There are some instances where you see regular silicon diodes used reverse-biased in a power supply. The most common example is across a voltage regulator IC. This will shunt any overvoltages on the supply line of 0.6V or more greater than the unregulated input voltage across the IC rather than through the IC, avoiding output stage breakdown. Also, a second reverse-biased diode is sometimes seen between the regulated supply and ground for reverse-polarity protection.
In a power supply, a zener diode, gas arrestor tube or whatever used as a brute force clamp to short out overvoltages is often called a "crowbar." Since a crowbar's whole function is to short the supply if it rises above a certain voltage, it's strictly a safety device and should not be used for "regulation" in the usual sense. And it should be preceded by a fuse or fusible link in series with the supply line, since the whole idea of shorting out the supply is to interrupt it by causing a fuse to blow! (If the overvoltage condition is more than momentary, that is).
Zeners are also used for regulation. This type of regulation is known as "shunt regulation" and while it's not as good as an active regulator circuit using a series pass element, it's "good enuff" in some cases, especially in low power circuits that draw a constant current and don't need very tight regulation.

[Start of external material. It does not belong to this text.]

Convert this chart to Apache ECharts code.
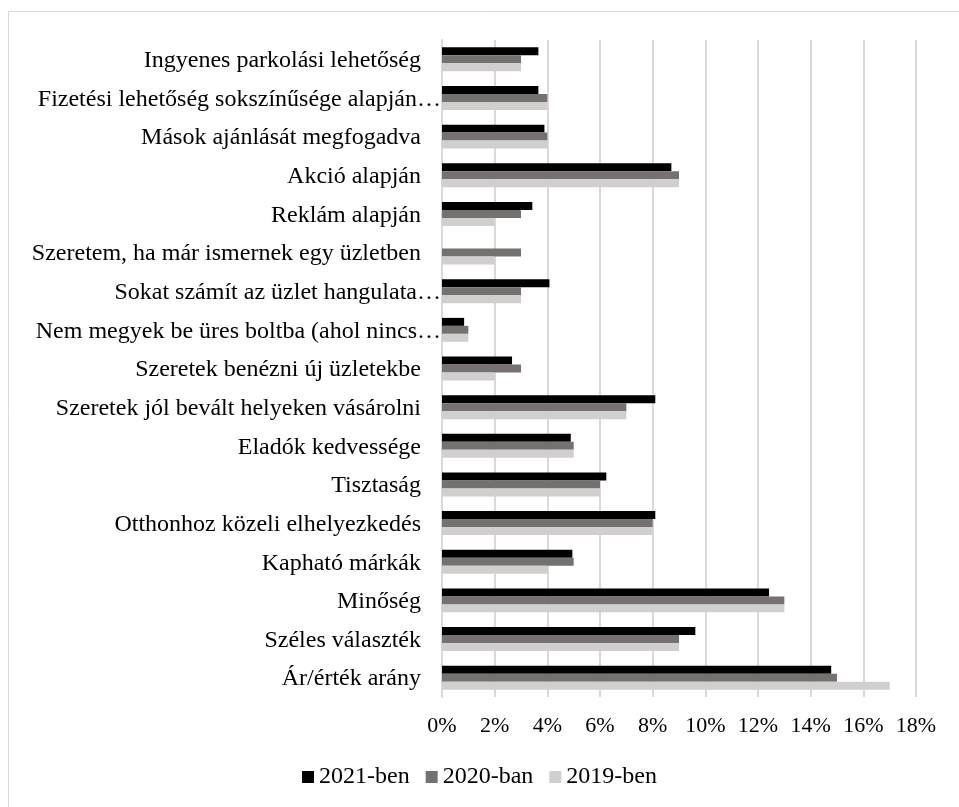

When used as a regulator, as opposed to a crowbar, a zener needs a series resistor to form an "inverted-L" attenuator, with the resistor acting as the upper leg of the attenuator and the zener as the bottom leg. The output voltage is taken from the junction of the two.

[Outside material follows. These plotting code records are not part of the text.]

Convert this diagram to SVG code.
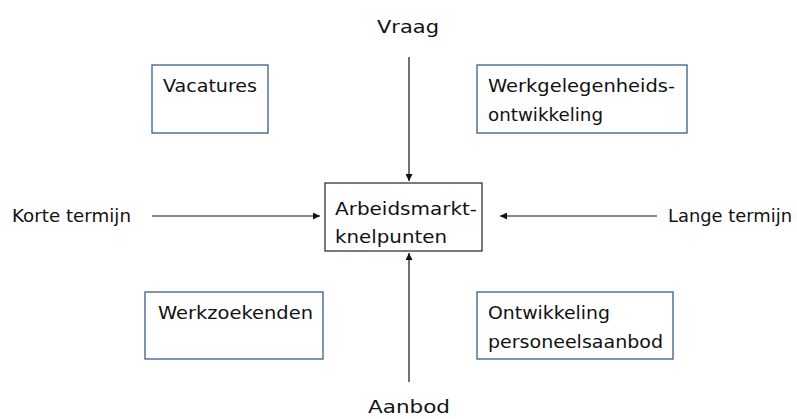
<svg xmlns="http://www.w3.org/2000/svg" width="797" height="419" viewBox="0 0 797 419">
<style>
text{font-family:"DejaVu Sans","Liberation Sans",sans-serif;font-size:18.5px;fill:#111}
.box{fill:#fff;stroke:#385d8a;stroke-width:1.3}
.cbox{fill:#fff;stroke:#222;stroke-width:1.2}
.conn{stroke:#111;stroke-width:1.2;fill:none;marker-end:url(#ah)}
</style>
<defs>
<marker id="ah" viewBox="0 0 10 10" refX="10" refY="5" markerWidth="8" markerHeight="7" markerUnits="userSpaceOnUse" orient="auto">
<path d="M0,0L10,5L0,10z" fill="#111"/>
</marker>
</defs>
<rect width="797" height="419" fill="#fff"/>
<g id="connectors">
<line class="conn" x1="409" y1="57" x2="409" y2="181"/>
<line class="conn" x1="409" y1="382" x2="409" y2="253"/>
<line class="conn" x1="152" y1="216" x2="320" y2="216"/>
<line class="conn" x1="657" y1="216" x2="500" y2="216"/>
</g>
<g id="vacatures"><rect class="box" x="152" y="65" width="116" height="68"/><text x="163" y="92" textLength="94" lengthAdjust="spacingAndGlyphs">Vacatures</text></g>
<g id="werkgelegenheid"><rect class="box" x="477" y="65" width="210" height="68"/><text x="488" y="92" textLength="187" lengthAdjust="spacingAndGlyphs">Werkgelegenheids-</text><text x="488" y="121" textLength="115" lengthAdjust="spacingAndGlyphs">ontwikkeling</text></g>
<g id="knelpunten"><rect class="cbox" x="325" y="183" width="157" height="68"/><text x="335" y="215" textLength="142" lengthAdjust="spacingAndGlyphs">Arbeidsmarkt-</text><text x="335" y="243" textLength="112" lengthAdjust="spacingAndGlyphs">knelpunten</text></g>
<g id="werkzoekenden"><rect class="box" x="145" y="292" width="178" height="67"/><text x="158" y="319" textLength="155" lengthAdjust="spacingAndGlyphs">Werkzoekenden</text></g>
<g id="ontwikkeling"><rect class="box" x="477" y="292" width="196" height="67"/><text x="488" y="319" textLength="122" lengthAdjust="spacingAndGlyphs">Ontwikkeling</text><text x="488" y="348" textLength="175" lengthAdjust="spacingAndGlyphs">personeelsaanbod</text></g>
<g id="vraag"><text x="377" y="33" textLength="62" lengthAdjust="spacingAndGlyphs">Vraag</text></g>
<g id="aanbod"><text x="368" y="413" textLength="82" lengthAdjust="spacingAndGlyphs">Aanbod</text></g>
<g id="korte"><text x="12" y="222" textLength="119" lengthAdjust="spacingAndGlyphs">Korte termijn</text></g>
<g id="lange"><text x="668" y="222" textLength="124" lengthAdjust="spacingAndGlyphs">Lange termijn</text></g>
</svg>
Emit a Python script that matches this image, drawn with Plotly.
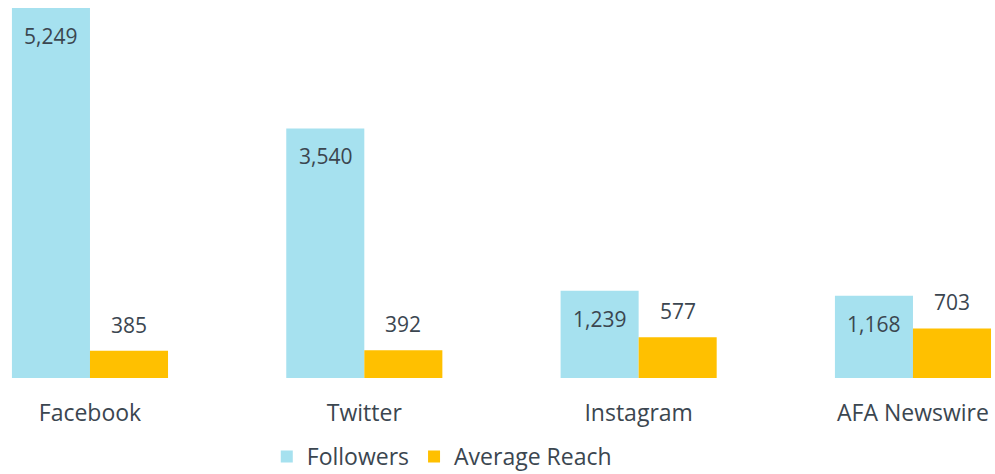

Zeners need a certain amount of current (a few mA, I don't recall the exact "typical" figure) passing through them at all times to maintain their zener voltage. The series resistor is calaculated thus:
R = (Vin - desired Vout) / (Iload + Izener)

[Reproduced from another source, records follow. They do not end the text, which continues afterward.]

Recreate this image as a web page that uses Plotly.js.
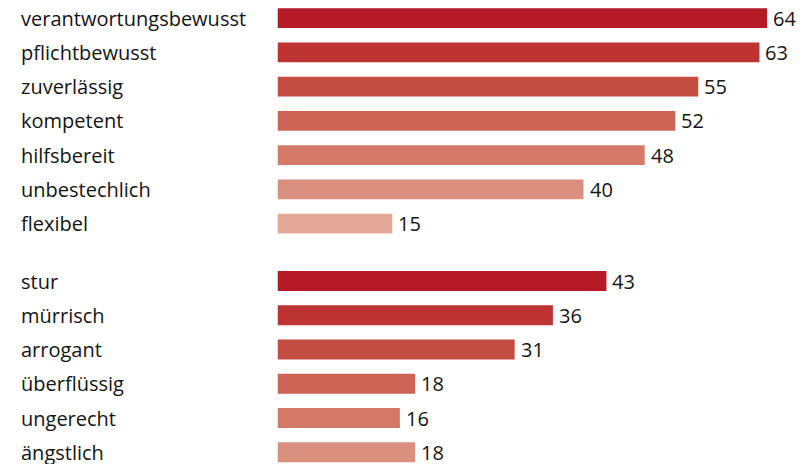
<!DOCTYPE html>
<html>
<head>
<meta charset="utf-8">
<script src="https://cdn.plot.ly/plotly-3.0.1.min.js"></script>
<style>html,body{margin:0;padding:0;background:#fff;}#chart{width:808px;height:464px;}</style>
</head>
<body>
<div id="chart"></div>
<script>
// Data
var positiveLabels = ["verantwortungsbewusst", "pflichtbewusst", "zuverlässig", "kompetent", "hilfsbereit", "unbestechlich", "flexibel"];
var positiveValues = [64, 63, 55, 52, 48, 40, 15];
var negativeLabels = ["stur", "mürrisch", "arrogant", "überflüssig", "ungerecht", "ängstlich"];
var negativeValues = [43, 36, 31, 18, 16, 18];
var barColors = ["#b51a26", "#be3433", "#c44d41", "#cc6354", "#d47968", "#db8f7f", "#e3a898"];

var W = 808, H = 464;
var fontFamily = "'Open Sans', 'Noto Sans', sans-serif";
var textColor = "#141414";
var fontSize = 20;

var traces = [
  {
    type: "bar", orientation: "h",
    x: positiveValues, y: positiveLabels,
    xaxis: "x", yaxis: "y",
    marker: {color: barColors.slice(0, positiveValues.length)},
    width: 0.58, hoverinfo: "none"
  },
  {
    type: "bar", orientation: "h",
    x: negativeValues, y: negativeLabels,
    xaxis: "x2", yaxis: "y2",
    marker: {color: barColors.slice(0, negativeValues.length)},
    width: 0.58, hoverinfo: "none"
  }
];

var annotations = [];
function addLabels(labels, values, xr, yr) {
  labels.forEach(function(lab, i) {
    annotations.push({
      xref: "paper", yref: yr, x: 19 / W, y: lab,
      text: lab, showarrow: false, xanchor: "left", yanchor: "middle",
      font: {family: fontFamily, size: fontSize, color: textColor}
    });
    annotations.push({
      xref: xr, yref: yr, x: values[i], y: lab,
      text: String(values[i]), showarrow: false, xanchor: "left", yanchor: "middle",
      xshift: 4,
      font: {family: fontFamily, size: fontSize, color: textColor}
    });
  });
}
addLabels(positiveLabels, positiveValues, "x", "y");
addLabels(negativeLabels, negativeValues, "x2", "y2");

var xStart = 277.5 / W;
var xMax = (W - 277.5) / 7.65;
var axisX = {domain: [xStart, 1], range: [0, xMax], visible: false, fixedrange: true};
var axisXb = Object.assign({}, axisX, {anchor: "y2"});

var layout = {
  width: W, height: H,
  margin: {l: 0, r: 0, t: 0, b: 0, pad: 0},
  paper_bgcolor: "#ffffff", plot_bgcolor: "#ffffff",
  showlegend: false,
  xaxis: Object.assign({}, axisX, {anchor: "y"}),
  xaxis2: axisXb,
  yaxis: {domain: [1 - 240.7 / H, 1], type: "category", range: [6.5, -0.528], showticklabels: false, showgrid: false, zeroline: false, showline: false, ticks: "", anchor: "x"},
  yaxis2: {domain: [0, (H - 263.9) / H], type: "category", range: [5.343, -0.5], showticklabels: false, showgrid: false, zeroline: false, showline: false, ticks: "", anchor: "x2"},
  annotations: annotations
};

Plotly.newPlot("chart", traces, layout, {displayModeBar: false, staticPlot: true});
</script>
</body>
</html>
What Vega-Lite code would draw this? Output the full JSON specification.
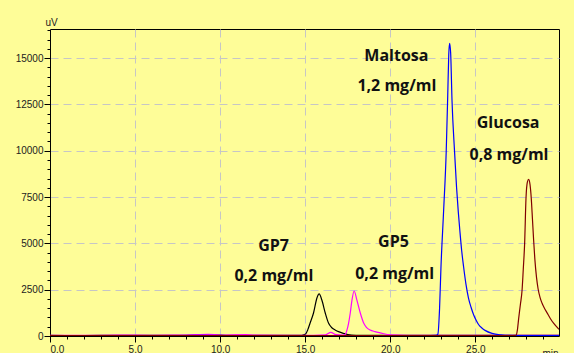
{
  "$schema": "https://vega.github.io/schema/vega-lite/v6.json",
  "autosize": "none",
  "width": 509,
  "height": 307,
  "padding": {"left": 50, "top": 29, "right": 15, "bottom": 17},
  "background": "#fefd98",
  "config": {
    "view": {"stroke": "#000000", "strokeWidth": 1},
    "axis": {
      "labelFont": "Liberation Sans",
      "labelFontSize": 10,
      "labelColor": "#222222",
      "tickColor": "#000000",
      "domainColor": "#000000",
      "titleFont": "Liberation Sans",
      "titleFontSize": 10,
      "titleFontWeight": "normal",
      "titleColor": "#222222"
    }
  },
  "datasets": {
    "traces": [
      {"s": "GP7", "t": 0, "v": 30}, {"s": "GP7", "t": 2, "v": 25}, {"s": "GP7", "t": 4, "v": 35}, {"s": "GP7", "t": 6, "v": 30},
      {"s": "GP7", "t": 8, "v": 40}, {"s": "GP7", "t": 9.5, "v": 55}, {"s": "GP7", "t": 10.5, "v": 35}, {"s": "GP7", "t": 12, "v": 30},
      {"s": "GP7", "t": 14, "v": 30}, {"s": "GP7", "t": 14.8, "v": 40}, {"s": "GP7", "t": 15.0, "v": 90}, {"s": "GP7", "t": 15.15, "v": 330},
      {"s": "GP7", "t": 15.29, "v": 700}, {"s": "GP7", "t": 15.49, "v": 1240}, {"s": "GP7", "t": 15.69, "v": 2050}, {"s": "GP7", "t": 15.82, "v": 2270},
      {"s": "GP7", "t": 15.98, "v": 1940}, {"s": "GP7", "t": 16.18, "v": 1240}, {"s": "GP7", "t": 16.37, "v": 700}, {"s": "GP7", "t": 16.55, "v": 460},
      {"s": "GP7", "t": 16.76, "v": 324}, {"s": "GP7", "t": 17.0, "v": 220}, {"s": "GP7", "t": 17.25, "v": 145}, {"s": "GP7", "t": 17.5, "v": 80},
      {"s": "GP7", "t": 18, "v": 40}, {"s": "GP7", "t": 20, "v": 30}, {"s": "GP7", "t": 22, "v": 30}, {"s": "GP7", "t": 24, "v": 30},
      {"s": "GP7", "t": 26, "v": 30}, {"s": "GP7", "t": 28, "v": 30}, {"s": "GP7", "t": 29.92, "v": 30},

      {"s": "GP5", "t": 0, "v": 40}, {"s": "GP5", "t": 2, "v": 35}, {"s": "GP5", "t": 4, "v": 45}, {"s": "GP5", "t": 6, "v": 40},
      {"s": "GP5", "t": 8, "v": 50}, {"s": "GP5", "t": 9.3, "v": 90}, {"s": "GP5", "t": 10, "v": 50}, {"s": "GP5", "t": 11.5, "v": 70},
      {"s": "GP5", "t": 12, "v": 45}, {"s": "GP5", "t": 14, "v": 40}, {"s": "GP5", "t": 15.5, "v": 40}, {"s": "GP5", "t": 16.2, "v": 60},
      {"s": "GP5", "t": 16.51, "v": 200}, {"s": "GP5", "t": 16.8, "v": 70}, {"s": "GP5", "t": 17.2, "v": 45}, {"s": "GP5", "t": 17.35, "v": 80},
      {"s": "GP5", "t": 17.45, "v": 300}, {"s": "GP5", "t": 17.55, "v": 685}, {"s": "GP5", "t": 17.65, "v": 1240}, {"s": "GP5", "t": 17.75, "v": 1940},
      {"s": "GP5", "t": 17.88, "v": 2430}, {"s": "GP5", "t": 18.04, "v": 1940}, {"s": "GP5", "t": 18.24, "v": 1240}, {"s": "GP5", "t": 18.43, "v": 720},
      {"s": "GP5", "t": 18.6, "v": 470}, {"s": "GP5", "t": 18.82, "v": 324}, {"s": "GP5", "t": 19.1, "v": 240}, {"s": "GP5", "t": 19.41, "v": 170},
      {"s": "GP5", "t": 20, "v": 60}, {"s": "GP5", "t": 21, "v": 40}, {"s": "GP5", "t": 23, "v": 40}, {"s": "GP5", "t": 25, "v": 40},
      {"s": "GP5", "t": 27, "v": 40}, {"s": "GP5", "t": 29.92, "v": 40},

      {"s": "Maltosa", "t": 0, "v": 20}, {"s": "Maltosa", "t": 3, "v": 25}, {"s": "Maltosa", "t": 6, "v": 20}, {"s": "Maltosa", "t": 9, "v": 30},
      {"s": "Maltosa", "t": 12, "v": 20}, {"s": "Maltosa", "t": 15, "v": 20}, {"s": "Maltosa", "t": 18, "v": 20}, {"s": "Maltosa", "t": 20, "v": 25},
      {"s": "Maltosa", "t": 22, "v": 20}, {"s": "Maltosa", "t": 22.7, "v": 30}, {"s": "Maltosa", "t": 22.8, "v": 100}, {"s": "Maltosa", "t": 22.9, "v": 1500},
      {"s": "Maltosa", "t": 22.98, "v": 3670}, {"s": "Maltosa", "t": 23.14, "v": 6800}, {"s": "Maltosa", "t": 23.29, "v": 9950}, {"s": "Maltosa", "t": 23.38, "v": 13000},
      {"s": "Maltosa", "t": 23.44, "v": 15200}, {"s": "Maltosa", "t": 23.49, "v": 15800}, {"s": "Maltosa", "t": 23.55, "v": 15300}, {"s": "Maltosa", "t": 23.63, "v": 12740},
      {"s": "Maltosa", "t": 23.78, "v": 9950}, {"s": "Maltosa", "t": 23.9, "v": 8000}, {"s": "Maltosa", "t": 24.0, "v": 6700}, {"s": "Maltosa", "t": 24.1, "v": 5600},
      {"s": "Maltosa", "t": 24.2, "v": 4600}, {"s": "Maltosa", "t": 24.31, "v": 3750}, {"s": "Maltosa", "t": 24.45, "v": 2800}, {"s": "Maltosa", "t": 24.6, "v": 2050},
      {"s": "Maltosa", "t": 24.75, "v": 1550}, {"s": "Maltosa", "t": 24.9, "v": 1150}, {"s": "Maltosa", "t": 25.05, "v": 850}, {"s": "Maltosa", "t": 25.19, "v": 620},
      {"s": "Maltosa", "t": 25.4, "v": 420}, {"s": "Maltosa", "t": 25.6, "v": 290}, {"s": "Maltosa", "t": 25.98, "v": 145}, {"s": "Maltosa", "t": 26.5, "v": 60},
      {"s": "Maltosa", "t": 27, "v": 30}, {"s": "Maltosa", "t": 28, "v": 25}, {"s": "Maltosa", "t": 29.92, "v": 20},

      {"s": "Glucosa", "t": 0, "v": 15}, {"s": "Glucosa", "t": 4, "v": 20}, {"s": "Glucosa", "t": 8, "v": 15}, {"s": "Glucosa", "t": 12, "v": 20},
      {"s": "Glucosa", "t": 16, "v": 15}, {"s": "Glucosa", "t": 20, "v": 20}, {"s": "Glucosa", "t": 24, "v": 15}, {"s": "Glucosa", "t": 27, "v": 20},
      {"s": "Glucosa", "t": 27.39, "v": 40}, {"s": "Glucosa", "t": 27.47, "v": 300}, {"s": "Glucosa", "t": 27.55, "v": 955}, {"s": "Glucosa", "t": 27.65, "v": 1700},
      {"s": "Glucosa", "t": 27.75, "v": 2480}, {"s": "Glucosa", "t": 27.82, "v": 3600}, {"s": "Glucosa", "t": 27.9, "v": 5000}, {"s": "Glucosa", "t": 27.98, "v": 7430},
      {"s": "Glucosa", "t": 28.06, "v": 8300}, {"s": "Glucosa", "t": 28.14, "v": 8456}, {"s": "Glucosa", "t": 28.22, "v": 8150}, {"s": "Glucosa", "t": 28.29, "v": 7430},
      {"s": "Glucosa", "t": 28.36, "v": 6300}, {"s": "Glucosa", "t": 28.43, "v": 5150}, {"s": "Glucosa", "t": 28.5, "v": 4150}, {"s": "Glucosa", "t": 28.6, "v": 3150},
      {"s": "Glucosa", "t": 28.69, "v": 2550}, {"s": "Glucosa", "t": 28.8, "v": 2100}, {"s": "Glucosa", "t": 28.92, "v": 1780}, {"s": "Glucosa", "t": 29.05, "v": 1520},
      {"s": "Glucosa", "t": 29.22, "v": 1250}, {"s": "Glucosa", "t": 29.4, "v": 960}, {"s": "Glucosa", "t": 29.6, "v": 690}, {"s": "Glucosa", "t": 29.92, "v": 360}
    ],
    "notes": [
      {"kind": "name", "label": "Maltosa", "t": 20.36, "v": 15100},
      {"kind": "name", "label": "Glucosa", "t": 26.93, "v": 11520},
      {"kind": "name", "label": "GP7", "t": 13.14, "v": 4884},
      {"kind": "name", "label": "GP5", "t": 20.19, "v": 5089},
      {"kind": "conc", "label": "1,2 mg/ml", "t": 20.39, "v": 13520},
      {"kind": "conc", "label": "0,8 mg/ml", "t": 26.98, "v": 9785},
      {"kind": "conc", "label": "0,2 mg/ml", "t": 13.16, "v": 3222},
      {"kind": "conc", "label": "0,2 mg/ml", "t": 20.26, "v": 3362}
    ]
  },
  "layer": [
    {
      "data": {"name": "traces"},
      "mark": {"type": "line", "interpolate": "monotone", "strokeWidth": 1.2, "clip": true},
      "encoding": {
        "x": {
          "field": "t", "type": "quantitative",
          "scale": {"domain": [0, 29.92], "nice": false},
          "axis": {
            "orient": "bottom",
            "values": [0, 5, 10, 15, 20, 25],
            "format": ".1f",
            "tickSize": 6,
            "labelPadding": 2,
            "grid": true,
            "gridDash": [8, 5],
            "gridColor": "#c6c6c6",
            "title": "min",
            "titleX": 500,
            "titleY": 12,
            "titleAlign": "center",
            "titleBaseline": "top"
          }
        },
        "y": {
          "field": "v", "type": "quantitative",
          "scale": {"domain": [0, 16570], "nice": false},
          "axis": {
            "orient": "left",
            "values": [0, 2500, 5000, 7500, 10000, 12500, 15000],
            "format": "d",
            "tickSize": 6,
            "labelPadding": 1,
            "grid": true,
            "gridDash": [8, 5],
            "gridColor": "#c6c6c6",
            "title": "uV",
            "titleAngle": 0,
            "titleX": 1,
            "titleY": -2,
            "titleAlign": "center",
            "titleBaseline": "bottom"
          }
        },
        "color": {
          "field": "s", "type": "nominal",
          "scale": {"domain": ["Glucosa", "Maltosa", "GP5", "GP7"], "range": ["#800000", "#0000ff", "#ff00ff", "#000000"]},
          "legend": null
        },
        "order": {"field": "t"}
      }
    },
    {
      "data": {"name": "notes"},
      "transform": [{"filter": "datum.kind === 'name'"}],
      "mark": {"type": "text", "font": "Open Sans", "fontWeight": "bold", "fontSize": 16, "letterSpacing": 0.3, "align": "center", "baseline": "middle", "color": "#111111"},
      "encoding": {
        "x": {
          "field": "t", "type": "quantitative",
          "axis": {"orient": "bottom", "values": [0,1,2,3,4,5,6,7,8,9,10,11,12,13,14,15,16,17,18,19,20,21,22,23,24,25,26,27,28,29], "tickSize": 3, "labels": false, "grid": false, "domain": false, "title": null}
        },
        "y": {
          "field": "v", "type": "quantitative",
          "axis": {"orient": "left", "values": [0,500,1000,1500,2000,2500,3000,3500,4000,4500,5000,5500,6000,6500,7000,7500,8000,8500,9000,9500,10000,10500,11000,11500,12000,12500,13000,13500,14000,14500,15000,15500,16000,16500], "tickSize": 3, "labels": false, "grid": false, "domain": false, "title": null}
        },
        "text": {"field": "label"}
      }
    },
    {
      "data": {"name": "notes"},
      "transform": [{"filter": "datum.kind === 'conc'"}],
      "mark": {"type": "text", "font": "Open Sans", "fontWeight": "bold", "fontSize": 16, "letterSpacing": 0.9, "align": "center", "baseline": "middle", "color": "#111111"},
      "encoding": {
        "x": {"field": "t", "type": "quantitative", "axis": null},
        "y": {"field": "v", "type": "quantitative", "axis": null},
        "text": {"field": "label"}
      }
    }
  ],
  "resolve": {"axis": {"x": "independent", "y": "independent"}}
}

OK, I just got up off my ass and checked one of my books. It gives 5mA as a "typical" value of zener current. So let's say we want to take 15VDC unregulated and spit out 12VDC regulated. Our circuit draws 20mA at 12VDC.
R = (15 - 12) / (.02 + .005) = 3 / .025 = 120 ohms.
Under normal operation, the resistor will dissipate (15 - 12)sq / 120 = .075W. If the supply were shorted, the resistor would have to dissipate 15sq/120=1.8watts. So we'd probably use a 5W resistor if we DIDN'T want it to blow. If we DID want it to blow, we'd use, say, a 1W resistor (flameproof, of course!).
But wait, what happens if no load is connected? The zener will draw whatever current is necessary to maintain about 12V across its terminals, in other words, the whole 25mA will pass through the zener. Therefore, the zener should have a rating of
P = .025 * 12 = 0.3W. So we'd use a 500mW zener.
Zeners are noisy. The zener in our hypothetical power supply should be bypassed by a filter cap, and ideally kept away from the signal circuits.
This has been a fun mental exercise. But in the real world, I'd probably reach for an LM317 :green:
Thanks Dave for that detailed explanation... After reading a bit more on it, I sat back and realized...When would I ever use this when I can shove an LM317 in there and have a lot more versatility!
Thanks! Learn summin' new every day.
Thanks! Learn summin' new every day.
NewYorkDave
Well-known member
Actually, it's good that you're considering unconventional ways of doing things instead of just reaching for the easy ready-made solution that everybody else uses. Even if you end up reaching the conclusion that the "standard" solution really is the better way, you've achieved a level of understanding that you wouldn't have had if you'd just taken the cookbook approach like most DIYers do.
This is why AoE has its "bad circuit" examples. It's just as important to be able to explain why a circuit won't work well, as it is to understand a circuit that does.
This is why AoE has its "bad circuit" examples. It's just as important to be able to explain why a circuit won't work well, as it is to understand a circuit that does.